Mary and Mr. Collins
Posted by Laura W on December 01, 1997 at 15:24:29:
In response to What a pair!!!, written by Constanza on November 27, 1997 at 11:34:08
] Just imagine those two together!!! There would have been a sort of feedback between them, strengthening the "pompousness". I am so glad Jane Austen didn't get the two married!!!!
I disagree-- I think they were perfect for each other and I've never understood why Austen didn't pair them off.
Perhaps the whole thing is meant to demonstrate how short-sighted Mr. Collins is. If he really felt duty-bound to marry one of Mr. Bennet's daughters (which was his avowed intention and the purpose of his visit), he should have taken a couple of days to get to know them-- if he had, he would have chosen Mary.

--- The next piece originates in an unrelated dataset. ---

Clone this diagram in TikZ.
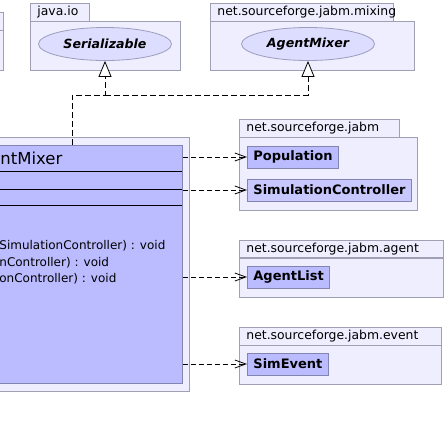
\documentclass[tikz,border=0pt]{standalone}
\usepackage{fontspec}
\setmainfont{DejaVu Sans}
\usetikzlibrary{arrows.meta,shapes.geometric}
\definecolor{pkgfill}{HTML}{EEEEFF}
\definecolor{pkgline}{HTML}{A0A0B4}
\definecolor{clsfill}{HTML}{BBBBFF}
\definecolor{clsline}{HTML}{8484B0}
\definecolor{ifcfill}{HTML}{DDDDFF}
\definecolor{ifcline}{HTML}{9C9CBC}
\definecolor{litefill}{HTML}{C8C8FF}
\begin{document}
\begin{tikzpicture}
	[x=1pt, y=-1pt, line width=0.8pt,
	tab/.style={draw=pkgline,fill=pkgfill,anchor=north west,inner xsep=7pt,inner ysep=0pt,minimum height=17.5pt,align=left,font=\fontsize{12.4}{14}\selectfont},
	body/.style={draw=pkgline,fill=pkgfill,anchor=north west,inner sep=0pt},
	iface/.style={ellipse,draw=ifcline,fill=ifcfill,inner sep=0pt,minimum width=133pt,minimum height=33pt,font=\fontsize{12.6}{15}\selectfont\bfseries\itshape},
	cls/.style={draw=clsline,fill=clsfill,anchor=west,inner xsep=6pt,inner ysep=0pt,minimum height=22pt,font=\fontsize{13}{15}\selectfont\bfseries},
	txt/.style={anchor=west,inner sep=0pt,font=\fontsize{12}{14}\selectfont},
	uses/.style={dash pattern=on 5pt off 3pt,-{Straight Barb[length=11pt,width=8pt]}},
	realizes/.style={dash pattern=on 6pt off 3pt,-{Triangle[open,fill=white,length=16pt,width=13pt]}}]
	\useasboundingbox (0, 0) rectangle (446, 429);
	\clip (0, 0) rectangle (446, 429);
	% packages along the top
	\node (lefttab) at (-30, 12) [tab, minimum width=33pt] {};
	\node (left) at (lefttab.south west) [body, minimum width=33pt, minimum height=40pt] {};
	\node (iotab) at (30, 3) [tab, text width=45pt] {java.io};
	\node (io) at (iotab.south west) [body, minimum width=150pt, minimum height=48.5pt] {};
	\node (mixingtab) at (210, 3) [tab, text width=169pt] {net.sourceforge.jabm.mixing};
	\node (mixing) at (mixingtab.south west) [body, minimum width=204pt, minimum height=48.5pt] {};
	\node (serial) at (105, 44) [iface] {Serializable};
	\node (mixif) at (308, 44) [iface] {AgentMixer};
	% packages on the right
	\node (jabmtab) at (239, 119) [tab, text width=146pt] {net.sourceforge.jabm};
	\node (jabm) at (jabmtab.south west) [body, minimum width=178pt, minimum height=73pt] {};
	\node (agenttab) at (239, 239.5) [tab, text width=190pt] {net.sourceforge.jabm.agent};
	\node (agent) at (agenttab.south west) [body, minimum width=204pt, minimum height=39pt] {};
	\node (eventtab) at (239, 327) [tab, text width=188pt] {net.sourceforge.jabm.event};
	\node (event) at (eventtab.south west) [body, minimum width=202pt, minimum height=39pt] {};
	\node (pop) at (247, 157) [cls] {Population};
	\node (simctl) at (247, 190) [cls, fill=litefill] {SimulationController};
	\node (agentlist) at (247, 277) [cls] {AgentList};
	\node (simevent) at (247, 364) [cls] {SimEvent};
	% the class itself
	\node (mixerpkg) at (-20, 137) [body, minimum width=209pt, minimum height=254pt] {};
	\node (mixer) at (-20, 145) [body, draw=clsline, fill=clsfill, minimum width=202pt, minimum height=238pt] {};
	\draw (-20, 171) -- (182, 171);
	\draw (-20, 189) -- (182, 189);
	\draw (-20, 205) -- (182, 205);
	\node (title) at (0, 158) [txt, font=\fontsize{16.5}{19}\selectfont] {ntMixer};
	\node (op1) at (-1, 246) [txt] {SimulationController) : void};
	\node (op2) at (-1, 263) [txt] {nController) : void};
	\node (op3) at (-1, 279) [txt] {onController) : void};
	% connectors
	\coordinate (split) at (72, 95);
	\coordinate (join) at (105, 95);
	\draw [realizes] (mixer.north -| split) -- (split) -| (serial.south);
	\draw [realizes] (join) -| (mixif.south);
	\draw [uses] (pop -| mixer.east) -- (pop.west);
	\draw [uses] (simctl -| mixer.east) -- (simctl.west);
	\draw [uses] (agentlist -| mixer.east) -- (agentlist.west);
	\draw [uses] (simevent -| mixer.east) -- (simevent.west);
\end{tikzpicture}
\end{document}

Instead, he thought it was appropriate to choose the eldest (without regard to any other consideration), and when she was unavailable, the next eldest. After Lizzy's rejection I fully expected him to move on down the line and ask Mary, which would have satisfied everyone. They could have gone off to Rosings and had a grand time toad-eating to Lady Catherine, causing very little trouble to anyone else, and with the obvious (intended0 advantage of allowing one of Mr. Bennet's grandsons to inherit Longbourne.
Instead, Charlotte crosses his path by chance and he asks her. I think he would have asked any woman he met, out of pique-- and I wonder that Mrs. Bennet, whose driving force in life was to get her daughters married, didn't tell Mary to go ask him about another passage from Fordyce's Sermons before he could get out of the house. (If Charlotte hadn't showed up at just that moment, I think that Mary herself might have taken advantage of the situation.) I suppose Mrs. Bennet was simply too upset with Lizzy's refusal to consider alternatives.
Then there is the whole discussion of Charlotte and her motives, which was probably Austen's most important motivation in pairing them off. But the way Mary and Mr. Collins seem almost "set up" from the beginning, until the last moment, makes me wonder if Austen didn't think so too, but decide later (perhaps during her major rewrite?) to use Charlotte to make a point about the necessity of marriage for women. Perhaps Charlotte was added in altogether at such a later point of drafting because she doesn't seem to serve any other purpose in the narrative--e.g., if Mary had married Mr. Collins then Lizzy could have gone to visit her at Rosings (I forget the village/parsonage name).
BTW, I always thought that Mary hid her disappointment well. Her showing off at the Netherfield ball was such an obvious attempt to attract Mr. Collins's notice and I have always felt so sorry for her!